About two years ago, I decided to start this blog on international affairs. It was a quiet time. I had taken a year off from school, and was living in Los Angeles to be next to my beautiful girlfriend. She had moved out there to pursue her own education, and I was just this sidekick with time on my hands. It was a wonderful opportunity to pursue my own forays into philosophy and thought. But not only that, I had the chance to climb and bike everyday. I was able to experience California and its culture and, in that time, develop a deep desire to return. It was really a moment of self-discovery or self-definition, depending on your worldview. I could spend hours delving into my own thoughts, and understanding my own perspective.This blog was, in part, a reflection of all this internal work going on.
Suffice it to say, however, the busyness of life came roaring back and my moments of reflection / creation dwindled. I was accepted into an MD-PhD program at Boston University. I had to move to a new city with new people. I had to redefine my priorities in the context of what medical school demanded. I had to feel the distancing of my love, and eventually witness the end to that relationship. Overall, these life events stopped this blog (or journal, more accurately) from evolving and, concurrently, my thoughts from developing. In this whole process, I also had lost a deep sense of my own self and my own value.
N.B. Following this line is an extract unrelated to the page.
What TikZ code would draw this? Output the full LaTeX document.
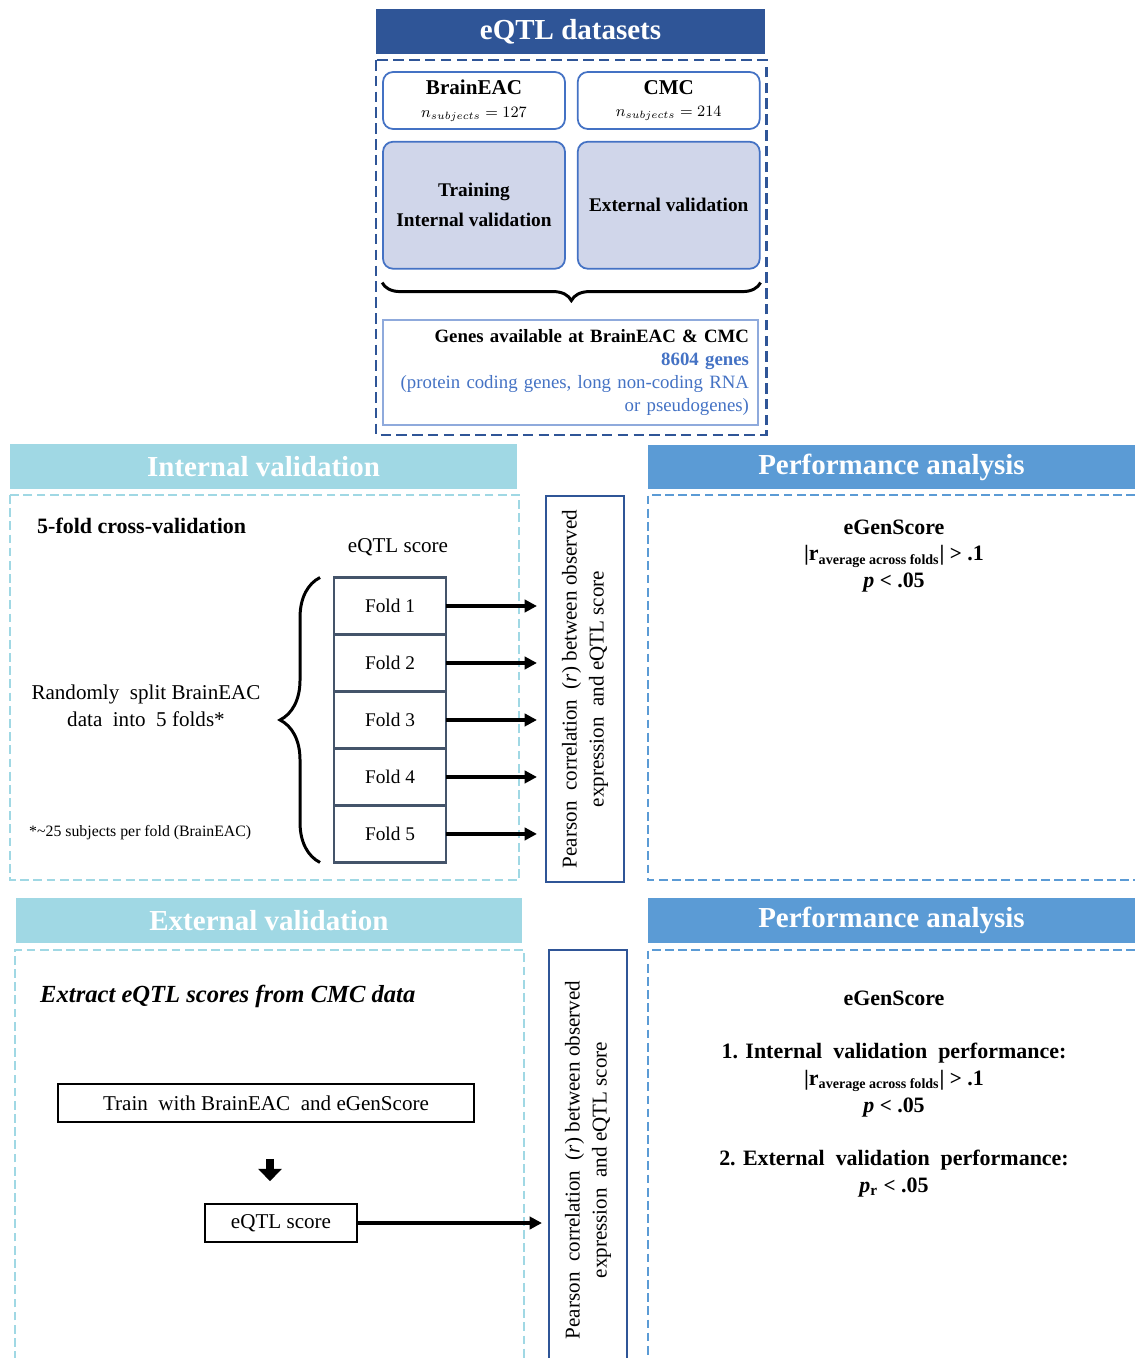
\documentclass[tikz,border=0pt]{standalone}
\usepackage{fontspec}
\setmainfont{Liberation Serif}
\usepackage{tikz}
\usetikzlibrary{positioning,arrows.meta,decorations.pathreplacing,calc}
\definecolor{dkblue}{HTML}{2F5597}
\definecolor{midblue}{HTML}{4472C4}
\definecolor{lav}{HTML}{D0D6EA}
\definecolor{cyanhd}{HTML}{A0D8E4}
\definecolor{perfblue}{HTML}{5B9BD5}
\definecolor{slate}{HTML}{44546A}
\definecolor{gray1}{HTML}{8FAADC}
\newcommand{\prtxt}{\rotatebox{90}{\parbox{7.6cm}{\centering\fontsize{12}{15.3}\selectfont Pearson\ \ correlation\ \ (\textit{r}) between observed\\ expression\ \ and eQTL score}}}
\newcommand{\ravg}{|r\textsubscript{\fontsize{8}{9}\selectfont average\ across folds}| {\large>} .1}
\tikzstyle{hd1}=[fill=dkblue, text=white, font=\bfseries\fontsize{16.5}{20}\selectfont, minimum height=.9cm]
\tikzstyle{hd2}=[hd1, fill=cyanhd]
\tikzstyle{hd3}=[hd1, fill=perfblue]
\tikzstyle{bx1}=[rounded corners=.2cm, draw=midblue, line width=1pt, minimum width=3.64cm, align=center, font=\fontsize{12}{14}\selectfont]
\tikzstyle{bx2}=[bx1, fill=lav, minimum height=2.54cm, font=\bfseries\fontsize{11}{13}\selectfont]
\tikzstyle{fd}=[draw=slate, line width=1.6pt, outer sep=0pt, minimum width=2.24cm, minimum height=1.14cm, font=\fontsize{11}{13}\selectfont]
\tikzstyle{pr}=[draw=dkblue, line width=1.2pt, minimum width=1.56cm, inner sep=0pt]
\tikzstyle{sq}=[draw, line width=.9pt, minimum height=.76cm, font=\fontsize{12}{14}\selectfont]
\tikzstyle{arr}=[line width=1.8pt, -{Triangle[length=7pt,width=7pt]}]
\tikzstyle{brc}=[line width=1.7pt, decorate]
\tikzstyle{dsh1}=[dkblue, line width=1.7pt, dash pattern=on 6pt off 3pt]
\tikzstyle{dsh2}=[cyanhd, line width=1.4pt, dash pattern=on 5pt off 2.5pt]
\tikzstyle{dsh3}=[perfblue, line width=1.4pt, dash pattern=on 5pt off 2.5pt]

\begin{document}
\begin{tikzpicture}[x=0.02cm, y=-0.02cm]
  \useasboundingbox (0,0) rectangle (1135,1358);
  % datasets
  \node[hd1, minimum width=7.78cm] (top) at (570.5,31.5) {eQTL datasets};
  \draw[dsh1] (376,60) rectangle (766,435);
  \node[bx1, minimum height=1.14cm] (brain) at (474,100.5) {\textbf{BrainEAC}\\[-1pt] {\small $n_{subjects} = 127$}};
  \node[bx1, minimum height=1.14cm, right=0.22cm of brain] (cmc) {\textbf{CMC}\\[-1pt] {\small $n_{subjects} = 214$}};
  \node[bx2, below=0.22cm of brain] (train) {Training\\[4pt] Internal validation};
  \node[bx2, below=0.22cm of cmc] (extv) {External validation};
  \draw[brc, decoration={brace, mirror, amplitude=0.36cm}] ([yshift=-0.26cm]train.south west) -- ([yshift=-0.26cm]extv.south east);
  \node[draw=gray1, line width=1pt, text width=7.14cm, inner xsep=0.18cm, minimum height=2.1cm, align=right, font=\fontsize{10.7}{13}\selectfont] (genes) at (570.5,372.5)
    {\textbf{Genes available at BrainEAC \& CMC}\\ \textcolor{midblue}{\textbf{8604 genes}}\\ \textcolor{midblue}{(protein coding genes, long non-coding RNA}\\ \textcolor{midblue}{or pseudogenes)}};

  % internal validation
  \node[hd2, minimum width=10.14cm] (intHd) at (263.5,466.5) {Internal validation};
  \draw[dsh2] (10,495) rectangle (519,880);
  \node[anchor=west, font=\bfseries\fontsize{12.5}{15}\selectfont] (cv) at (31,526) {5-fold cross-validation};
  \node[fd] (f1) at (390,606) {Fold 1};
  \foreach \i [count=\j from 2] in {1,...,4}
    \node[fd, below=0pt of f\i] (f\j) {Fold \j};
  \node[font=\fontsize{12}{14}\selectfont] (score) at (398,547) {eQTL score};
  \node[pr, minimum height=7.72cm] (pc1) at (585,689) {\prtxt};
  \foreach \i in {1,...,5}
    \draw[arr, shorten >=0.16cm] (f\i.east) -- (f\i.east -| pc1.west);
  \draw[brc, decoration={brace, amplitude=0.8cm}] ([xshift=-0.28cm]f5.south west) -- ([xshift=-0.28cm]f1.north west);
  \node[align=center, font=\fontsize{12}{15.3}\selectfont] (split) at (146,706) {Randomly\ \ split BrainEAC\\ data\ \ into\ \ 5 folds*};
  \node[anchor=west, font=\fontsize{9}{11}\selectfont] (note) at (23,833) {*\textasciitilde25 subjects per fold (BrainEAC)};

  % performance 1
  \node[hd3, minimum width=9.74cm] (perfHd1) at (891.5,467) {Performance analysis};
  \draw[dsh3] (1135,495) -- (648,495) -- (648,880) -- (1135,880);
  \node[align=center, font=\bfseries\fontsize{12.5}{15.3}\selectfont] (perf1) at (894,556) {eGenScore\\ \ravg\\ \textit{p} {\large<} .05};

  % external validation
  \node[hd2, minimum width=10.12cm] (extHd) at (269,920.5) {External validation};
  \draw[dsh2] (15,1360) -- (15,950) -- (524,950) -- (524,1360);
  \node[anchor=west, font=\bfseries\itshape\fontsize{14}{17}\selectfont] (extr) at (34,996) {Extract eQTL scores from CMC data};
  \node[sq, minimum width=8.32cm] (trn) at (266,1103) {Train\ \ with BrainEAC\ \ and eGenScore};
  \node[sq, minimum width=3.04cm] (esc) at (281,1223) {eQTL score};
  \coordinate (dn) at ($(trn.south)+(4,0)$);
  \draw[line width=4.5pt, -{Triangle[length=7pt,width=13pt]}, shorten <=0.72cm, shorten >=0.44cm] (dn) -- (dn |- esc.north);
  \node[pr, minimum height=8.4cm] (pc2) at (588,1160) {\prtxt};
  \draw[arr, shorten >=0.12cm] (esc.east) -- (esc.east -| pc2.west);

  % performance 2
  \node[hd3, minimum width=9.74cm] (perfHd2) at (891.5,920) {Performance analysis};
  \draw[dsh3] (1135,950) -- (648,950) -- (648,1360);
  \node[align=center, font=\bfseries\fontsize{12.5}{15.3}\selectfont] (perf2) at (894,1094)
    {eGenScore\\[15pt] 1. Internal\ \ validation\ \ performance:\\ \ravg\\ \textit{p} {\large<} .05\\[15pt]
     2. External\ \ validation\ \ performance:\\ \textit{p}\textsubscript{r} {\large<} .05};
\end{tikzpicture}
\end{document}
My hopes for this blog have changed. I no longer desire to be an expert on the Afpak region, although it remains and continues to be a fascinating and volatile region with Osama Bin Laden’s death and Pakistan’s resentment of American power. (because in my mind the US has never resolved the most pressing issue - the Pakistani-Indian relationship). Instead, this blog will take on a more diffuse purpose. I hope to regularly reflect on the books that I read, the brain that I study, and the world that I experience. I do not profess to be an expert in whatever I write and, in the end, it is entirely meant for my own edification. However, if anybody has any comments or ideas they desire to expound upon, I invite them to do so. There is nothing better than human dialogue.